Future Considerations in Sharded Architectures
The landscape of distributed systems is constantly evolving. As you look beyond immediate implementation, consider these forward-looking aspects:
- Advanced Observability: In a sharded system, a single user request might touch multiple database instances. Implementing distributed tracing (e.g., OpenTelemetry, Jaeger) becomes paramount to understand request flows, identify latency bottlenecks, and debug issues across the entire system. Correlated logging across services and shards is equally vital.

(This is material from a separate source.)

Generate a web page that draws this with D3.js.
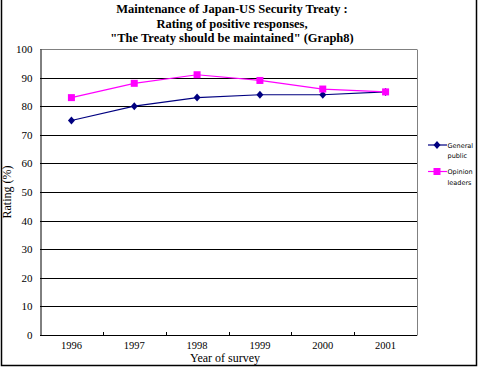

- Serverless and Managed Database Services: The rise of serverless computing and fully managed distributed databases (e.g., AWS Aurora Serverless, Google Cloud Spanner, Cosmos DB) increasingly abstracts away much of the underlying sharding complexity. While this reduces operational burden, it's crucial to understand their internal sharding mechanisms and limitations to optimize usage and prevent unexpected costs or performance issues.
- AI/ML for Shard Management: As systems grow, manual shard management becomes intractable. Future systems will likely leverage AI and machine learning to predict load, dynamically rebalance data, identify optimal shard key strategies, and even automatically provision and de-provision shards based on real-time traffic patterns and historical data.
- Polyglot Persistence in a Sharded World: Not all data needs to be sharded identically, or even live in the same type of database. Consider using different database technologies for different data types (e.g., a sharded relational database for core transactional data, a graph database for relationships, and a time-series database for metrics), each with its own scaling strategy. This 'polyglot persistence' can optimize performance and cost for specific data models.
Database sharding is a powerful, yet demanding, architectural pattern for achieving extreme scalability. It requires a deep understanding of data, access patterns, and the trade-offs inherent in distributed systems. By approaching sharding with strategic foresight, robust engineering practices, and a commitment to continuous optimization, senior developers and tech leads can unlock unprecedented levels of performance and resilience for their high-scale applications.